A United Nations policy brief in 2008 said purposeful HIV infections are rare, but that "the resulting harm justifies punishment."
Governments around the world have enacted laws against intentional HIV infection.
Hillsborough County State Attorney's Office records show that from 1996 to 2010, charges were brought 91 times against suspects for "criminal transmission of human immunodeficiency virus infection." Of those, more than 30 resulted in convictions.
Local prosecutors say it's difficult to stop a gift giver because they usually can't prove who had sex with whom and who infected whom.
The first big hurdle, said Pinellas-Pasco State Attorney Bernie McCabe, is finding out who the infectors are, then proving they knew they were HIV positive and failed to tell their sexual partners.
The next hurdle is proving the target was infected by the gift giver, not someone else, and then proving the victim didn't know the infector was HIV positive.
McCabe could recall only one case in Pinellas that was successfully prosecuted in the past decade.
"It's not an attractive situation for a prosecutor," he said.
Biology adds to the legal problems. "The virus mutates after infection, which makes it very unlikely that it could be tracked from one person to another," said National Institutes of Health spokeswoman Melanie Padmanabhan.
But Polk County Assistant State Attorney Chip Thulberry said convictions were not impossible.
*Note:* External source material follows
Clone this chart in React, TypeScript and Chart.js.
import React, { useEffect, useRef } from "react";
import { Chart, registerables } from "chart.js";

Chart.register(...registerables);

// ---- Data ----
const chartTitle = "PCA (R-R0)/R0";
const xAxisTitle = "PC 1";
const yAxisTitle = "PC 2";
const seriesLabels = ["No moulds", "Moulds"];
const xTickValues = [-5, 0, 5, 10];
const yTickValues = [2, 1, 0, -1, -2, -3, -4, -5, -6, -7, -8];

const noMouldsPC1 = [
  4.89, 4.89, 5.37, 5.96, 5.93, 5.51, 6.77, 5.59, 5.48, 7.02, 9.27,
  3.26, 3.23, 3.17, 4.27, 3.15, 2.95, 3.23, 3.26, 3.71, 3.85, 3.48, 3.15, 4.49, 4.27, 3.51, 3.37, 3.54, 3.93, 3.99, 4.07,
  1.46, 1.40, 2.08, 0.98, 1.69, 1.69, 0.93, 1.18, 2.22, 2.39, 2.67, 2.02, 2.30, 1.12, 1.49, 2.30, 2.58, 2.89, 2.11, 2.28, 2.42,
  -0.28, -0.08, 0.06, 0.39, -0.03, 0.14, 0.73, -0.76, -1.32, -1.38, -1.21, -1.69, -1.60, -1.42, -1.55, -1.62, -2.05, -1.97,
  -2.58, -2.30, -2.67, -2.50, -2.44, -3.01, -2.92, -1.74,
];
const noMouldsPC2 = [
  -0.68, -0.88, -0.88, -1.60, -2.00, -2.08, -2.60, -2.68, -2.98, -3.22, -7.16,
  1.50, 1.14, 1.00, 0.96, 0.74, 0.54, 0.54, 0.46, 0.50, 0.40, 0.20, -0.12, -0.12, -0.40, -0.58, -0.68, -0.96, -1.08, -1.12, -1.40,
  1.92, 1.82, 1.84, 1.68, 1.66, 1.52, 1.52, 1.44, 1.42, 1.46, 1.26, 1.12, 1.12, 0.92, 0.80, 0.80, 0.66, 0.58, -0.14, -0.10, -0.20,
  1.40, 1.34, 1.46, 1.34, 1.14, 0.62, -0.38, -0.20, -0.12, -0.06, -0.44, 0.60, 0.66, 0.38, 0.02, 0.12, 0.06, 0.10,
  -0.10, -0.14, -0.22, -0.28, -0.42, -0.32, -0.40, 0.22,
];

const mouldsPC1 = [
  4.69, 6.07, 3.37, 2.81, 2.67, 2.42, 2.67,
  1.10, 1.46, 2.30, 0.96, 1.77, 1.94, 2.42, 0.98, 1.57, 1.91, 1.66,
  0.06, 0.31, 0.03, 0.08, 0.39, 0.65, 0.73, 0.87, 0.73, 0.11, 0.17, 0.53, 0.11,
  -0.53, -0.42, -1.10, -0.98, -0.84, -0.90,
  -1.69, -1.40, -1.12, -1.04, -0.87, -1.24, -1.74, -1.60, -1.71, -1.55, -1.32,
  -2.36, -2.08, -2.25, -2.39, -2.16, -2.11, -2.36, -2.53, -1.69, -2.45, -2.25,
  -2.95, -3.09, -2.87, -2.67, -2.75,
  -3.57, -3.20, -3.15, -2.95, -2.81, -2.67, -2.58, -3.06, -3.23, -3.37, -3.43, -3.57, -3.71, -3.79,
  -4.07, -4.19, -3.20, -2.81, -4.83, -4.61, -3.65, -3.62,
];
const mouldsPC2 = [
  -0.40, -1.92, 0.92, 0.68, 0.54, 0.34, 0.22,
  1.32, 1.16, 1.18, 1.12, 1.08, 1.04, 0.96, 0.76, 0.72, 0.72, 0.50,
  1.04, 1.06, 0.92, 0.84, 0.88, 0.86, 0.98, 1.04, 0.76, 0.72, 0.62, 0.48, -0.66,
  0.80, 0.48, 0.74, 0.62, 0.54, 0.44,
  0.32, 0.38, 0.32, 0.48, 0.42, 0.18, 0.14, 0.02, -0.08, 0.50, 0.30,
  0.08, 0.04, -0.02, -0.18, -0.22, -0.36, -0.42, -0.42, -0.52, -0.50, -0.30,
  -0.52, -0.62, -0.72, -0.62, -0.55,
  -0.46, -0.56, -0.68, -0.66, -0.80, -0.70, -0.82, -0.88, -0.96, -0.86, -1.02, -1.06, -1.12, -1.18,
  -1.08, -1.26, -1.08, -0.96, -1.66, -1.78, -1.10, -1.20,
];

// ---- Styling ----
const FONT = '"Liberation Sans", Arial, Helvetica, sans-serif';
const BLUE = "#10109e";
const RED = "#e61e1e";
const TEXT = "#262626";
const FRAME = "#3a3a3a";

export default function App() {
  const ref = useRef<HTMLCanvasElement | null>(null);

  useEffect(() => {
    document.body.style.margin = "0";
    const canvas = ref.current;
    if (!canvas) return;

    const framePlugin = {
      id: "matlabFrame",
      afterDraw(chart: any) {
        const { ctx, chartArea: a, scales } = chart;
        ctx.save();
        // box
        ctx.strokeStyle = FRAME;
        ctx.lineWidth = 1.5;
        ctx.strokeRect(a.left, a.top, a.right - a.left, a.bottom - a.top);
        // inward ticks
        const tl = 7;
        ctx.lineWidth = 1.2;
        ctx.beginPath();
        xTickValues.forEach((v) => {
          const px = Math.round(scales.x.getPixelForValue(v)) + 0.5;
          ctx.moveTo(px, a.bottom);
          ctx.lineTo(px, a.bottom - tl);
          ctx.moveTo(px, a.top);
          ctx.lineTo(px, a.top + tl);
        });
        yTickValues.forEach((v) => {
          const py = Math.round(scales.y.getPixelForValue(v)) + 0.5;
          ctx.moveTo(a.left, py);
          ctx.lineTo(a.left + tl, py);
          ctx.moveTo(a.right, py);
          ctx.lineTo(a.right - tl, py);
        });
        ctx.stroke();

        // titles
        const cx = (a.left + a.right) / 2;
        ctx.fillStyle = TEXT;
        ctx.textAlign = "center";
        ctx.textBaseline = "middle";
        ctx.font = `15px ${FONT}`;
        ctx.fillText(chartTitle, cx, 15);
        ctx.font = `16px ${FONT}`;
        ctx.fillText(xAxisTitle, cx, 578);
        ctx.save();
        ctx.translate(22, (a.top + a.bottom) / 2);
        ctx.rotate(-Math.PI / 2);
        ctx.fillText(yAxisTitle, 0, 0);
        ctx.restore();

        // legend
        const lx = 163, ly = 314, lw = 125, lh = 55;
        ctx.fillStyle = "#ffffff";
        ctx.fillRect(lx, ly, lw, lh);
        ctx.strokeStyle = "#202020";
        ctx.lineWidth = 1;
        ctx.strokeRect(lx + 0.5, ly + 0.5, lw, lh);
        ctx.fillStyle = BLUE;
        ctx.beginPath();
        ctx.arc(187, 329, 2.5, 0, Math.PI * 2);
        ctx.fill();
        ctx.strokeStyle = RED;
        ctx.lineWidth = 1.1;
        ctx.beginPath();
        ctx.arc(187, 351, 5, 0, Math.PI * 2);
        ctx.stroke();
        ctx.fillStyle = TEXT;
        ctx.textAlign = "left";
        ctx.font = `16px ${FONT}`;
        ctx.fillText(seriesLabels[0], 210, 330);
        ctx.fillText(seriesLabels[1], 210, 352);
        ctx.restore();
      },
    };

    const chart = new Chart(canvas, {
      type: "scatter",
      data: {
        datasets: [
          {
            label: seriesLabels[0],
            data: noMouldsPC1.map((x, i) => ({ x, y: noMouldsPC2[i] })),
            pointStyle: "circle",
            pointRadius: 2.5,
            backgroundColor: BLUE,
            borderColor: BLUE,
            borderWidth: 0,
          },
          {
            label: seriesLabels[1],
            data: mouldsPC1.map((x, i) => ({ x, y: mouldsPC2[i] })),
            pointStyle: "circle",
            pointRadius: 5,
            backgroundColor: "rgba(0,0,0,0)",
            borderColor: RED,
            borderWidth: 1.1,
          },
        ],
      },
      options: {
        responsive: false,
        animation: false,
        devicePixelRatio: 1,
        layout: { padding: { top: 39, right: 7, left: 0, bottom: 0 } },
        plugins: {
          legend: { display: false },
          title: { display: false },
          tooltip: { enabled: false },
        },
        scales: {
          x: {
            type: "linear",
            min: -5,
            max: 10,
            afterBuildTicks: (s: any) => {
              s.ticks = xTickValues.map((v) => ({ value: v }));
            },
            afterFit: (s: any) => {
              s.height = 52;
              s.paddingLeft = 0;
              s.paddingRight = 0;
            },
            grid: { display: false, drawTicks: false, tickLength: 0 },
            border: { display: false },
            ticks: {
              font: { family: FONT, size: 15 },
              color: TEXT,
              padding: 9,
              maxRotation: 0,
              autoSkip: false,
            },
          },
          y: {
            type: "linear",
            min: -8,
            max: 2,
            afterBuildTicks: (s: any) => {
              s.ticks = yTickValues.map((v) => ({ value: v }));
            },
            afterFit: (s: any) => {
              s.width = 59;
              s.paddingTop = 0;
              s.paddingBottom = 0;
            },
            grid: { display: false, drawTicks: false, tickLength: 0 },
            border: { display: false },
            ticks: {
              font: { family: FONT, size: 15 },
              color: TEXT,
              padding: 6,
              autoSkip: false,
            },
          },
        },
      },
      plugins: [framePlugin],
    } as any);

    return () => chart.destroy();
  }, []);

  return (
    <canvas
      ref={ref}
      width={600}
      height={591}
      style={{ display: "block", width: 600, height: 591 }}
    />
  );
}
A few years ago, his office convicted a man for criminally spreading HIV.
"The prosecution has to start with a victim coming forward and complaining,'' he said. "That's the first step."
A video plea
After he was well enough to get out of bed, Swain made a YouTube video addressed to the man who he says infected him.
He begins by saying he forgives his former lover. His smooth young face overcome with sadness, Swain looks away, then stares back at the camera. He mentions another friend who, he says, fell prey to the infector.
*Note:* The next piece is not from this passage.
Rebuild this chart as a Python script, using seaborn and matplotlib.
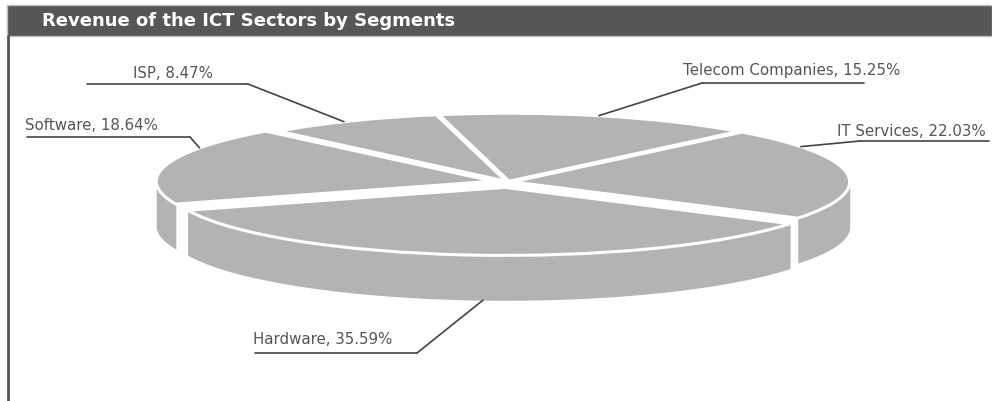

Swain laments his own dashed dream of military service. He tells his infector: "You repulse me."
Then, his face softening, he concludes: "Be up front with people. Realize what you're doing to people before it's too late."
After the video appeared online, Swain said his infector called and threatened to sue him if he divulged his name.
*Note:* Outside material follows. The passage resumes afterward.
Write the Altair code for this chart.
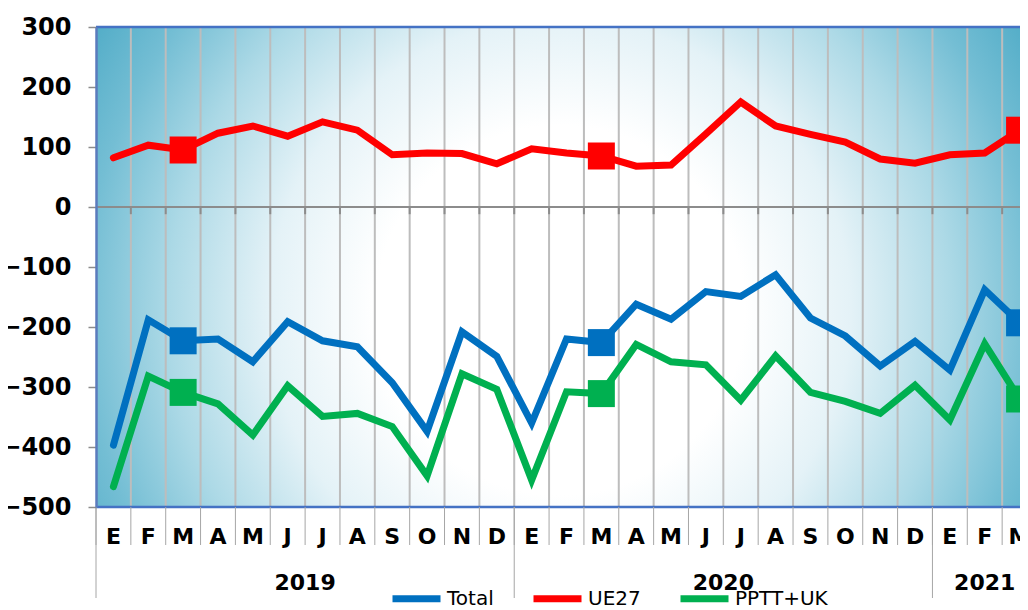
import altair as alt
import pandas as pd

months = ["E", "F", "M", "A", "M", "J", "J", "A", "S", "O", "N", "D",
          "E", "F", "M", "A", "M", "J", "J", "A", "S", "O", "N", "D",
          "E", "F", "M"]
years = ["2019", "2020", "2021"]
year_start = [0, 12, 24]
year_len = [12, 12, 3]

total = [-397, -188, -223, -220, -258, -191, -223, -233, -293, -374, -208, -249,
         -360, -220, -226, -162, -187, -141, -149, -113, -185, -215, -265, -224,
         -272, -138, -193]
ue27 = [82, 103, 95, 123, 135, 118, 142, 128, 87, 90, 89, 72,
        97, 90, 85, 68, 70, 122, 175, 135, 121, 108, 80, 73,
        87, 90, 128]
pptt = [-466, -282, -309, -328, -380, -298, -349, -344, -366, -448, -278, -304,
        -455, -308, -311, -229, -258, -263, -322, -248, -309, -324, -344, -297,
        -355, -228, -320]
marker_idx = [2, 14, 26]

series = ["Total", "UE27", "PPTT+UK"]
colors = ["#0070C0", "#FF0000", "#00B050"]
y_ticks = [-500, -400, -300, -200, -100, 0, 100, 200, 300]

W, H = 924, 480
NCOL = len(months)
COLW = 941 / NCOL
XMAX = W / COLW

rows = []
for name, vals in zip(series, [total, ue27, pptt]):
    for i, v in enumerate(vals):
        rows.append({"pos": i + 0.5, "value": v, "series": name,
                     "marker": i in marker_idx})
df = pd.DataFrame(rows)

xscale = alt.Scale(domain=[0, XMAX], nice=False, zero=False)
yscale = alt.Scale(domain=[-500, 300], nice=False, zero=False)
yaxis = alt.Axis(values=y_ticks, title=None, grid=False,
                 labelFont="DejaVu Sans", labelFontWeight="bold", labelFontSize=24,
                 labelColor="#000000", labelPadding=17,
                 tickColor="#8c8c8c", tickSize=8, tickWidth=1.5,
                 domainColor="#5b7bbd", domainWidth=2.5, zindex=1)


def X(field):
    return alt.X(field, type="quantitative", scale=xscale, axis=None)


def Y(field):
    return alt.Y(field, type="quantitative", scale=yscale, axis=yaxis)


one = pd.DataFrame({"a": [0]})

grad = alt.RadialGradient(
    gradient="radial",
    stops=[
        alt.GradientStop(offset=0, color="#ffffff"),
        alt.GradientStop(offset=0.33, color="#ffffff"),
        alt.GradientStop(offset=0.52, color="#e4f2f7"),
        alt.GradientStop(offset=0.7, color="#acd9e6"),
        alt.GradientStop(offset=0.85, color="#74bed4"),
        alt.GradientStop(offset=1, color="#4ba9c5"),
    ],
    x1=0.493, y1=0.546, x2=0.493, y2=0.546, r1=0, r2=0.595,
)
bg = alt.Chart(one).mark_rect(fill=grad, strokeWidth=0).encode(
    x=alt.value(0), x2=alt.value(941), y=alt.value(0), y2=alt.value(H)
)

grid_df = pd.DataFrame({"b": list(range(1, NCOL))})
grid = alt.Chart(grid_df).mark_rule(color="#bdbdbd", strokeWidth=2).encode(
    x=X("b"), y=alt.value(0), y2=alt.value(H)
)

zero_df = pd.DataFrame({"v": [0]})
zero_line = alt.Chart(zero_df).mark_rule(color="#8c8c8c", strokeWidth=2).encode(
    y=Y("v"), x=alt.value(0), x2=alt.value(W)
)
zt_df = pd.DataFrame({"b": list(range(1, NCOL)), "v": [0] * (NCOL - 1),
                      "v2": [-12] * (NCOL - 1)})
zero_ticks = alt.Chart(zt_df).mark_rule(color="#8c8c8c", strokeWidth=2).encode(
    x=X("b"), y=Y("v"), y2="v2:Q"
)

lines = alt.Chart(df).mark_line(strokeWidth=7, strokeCap="round", strokeJoin="miter").encode(
    x=X("pos"), y=Y("value"),
    color=alt.Color("series:N", scale=alt.Scale(domain=series, range=colors),
                    legend=alt.Legend(orient="none", legendX=293, legendY=544,
                                      direction="horizontal", title=None,
                                      symbolType="stroke", symbolSize=2304,
                                      symbolStrokeWidth=7, labelFont="DejaVu Sans",
                                      labelFontSize=20, labelColor="#000000",
                                      labelOffset=3, columnPadding=25, padding=0)),
    detail="series:N",
)
squares = alt.Chart(df[df["marker"]]).mark_square(size=729, opacity=1, filled=True).encode(
    x=X("pos"), y=Y("value"),
    color=alt.Color("series:N", scale=alt.Scale(domain=series, range=colors), legend=None),
)

top_border = alt.Chart(one).mark_rule(color="#4472C4", strokeWidth=2.5).encode(
    x=alt.value(0), x2=alt.value(W), y=alt.value(0)
)
bottom_border = alt.Chart(one).mark_rule(color="#4472C4", strokeWidth=2.5).encode(
    x=alt.value(0), x2=alt.value(W), y=alt.value(H)
)

sep_df = pd.DataFrame({"b": list(range(0, NCOL))})
seps = alt.Chart(sep_df).mark_rule(color="#a6a6a6", strokeWidth=1).encode(
    x=X("b"), y=alt.value(H), y2=alt.value(H + 38)
)
ysep_df = pd.DataFrame({"b": year_start})
yseps = alt.Chart(ysep_df).mark_rule(color="#a6a6a6", strokeWidth=1).encode(
    x=X("b"), y=alt.value(H), y2=alt.value(H + 91)
)

month_df = pd.DataFrame({"pos": [i + 0.5 for i in range(NCOL)], "m": months})
month_text = alt.Chart(month_df).mark_text(
    font="DejaVu Sans", fontWeight="bold", fontSize=22, color="#000000",
    baseline="middle", align="center"
).encode(x=X("pos"), y=alt.value(H + 30), text="m:N")

year_df = pd.DataFrame({"pos": [s + l / 2 for s, l in zip(year_start, year_len)],
                        "y": years})
year_text = alt.Chart(year_df).mark_text(
    font="DejaVu Sans", fontWeight="bold", fontSize=22, color="#000000",
    baseline="middle", align="center"
).encode(x=X("pos"), y=alt.value(H + 76), text="y:N")

chart = alt.layer(
    bg, grid, zero_line, zero_ticks, lines, squares, top_border, bottom_border,
    seps, yseps, month_text, year_text
).properties(
    width=W, height=H,
    autosize=alt.AutoSizeParams(type="none"),
    padding={"left": 88, "top": 19, "right": 0, "bottom": 100},
).configure_view(stroke=None).configure(background="#ffffff")

chart.save("out.html", embed_options={"renderer": "svg", "actions": False})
Even though he was not a health worker when he was infected, Swain maintains his current employment means he can't divulge his infector's name.
"But if subpoenaed, I would," he said.
As an AIDS educator at Youth Educational Services in Tampa, Swain said he has met five more young men in the past year-and-a-half who say they were infected by his former lover. They also say the infector claimed to be HIV negative.
"We hear he's having unprotected sex with women now," said Hurst.
Last month, a young man came into the clinic where Swain works. He knew Swain's HIV status, and asked him to have unprotected sex.
"A bug chaser," said Swain. "I can't sleep at night just thinking about it."
Times researchers Caryn Baird and Carolyn Edds contributed to this report.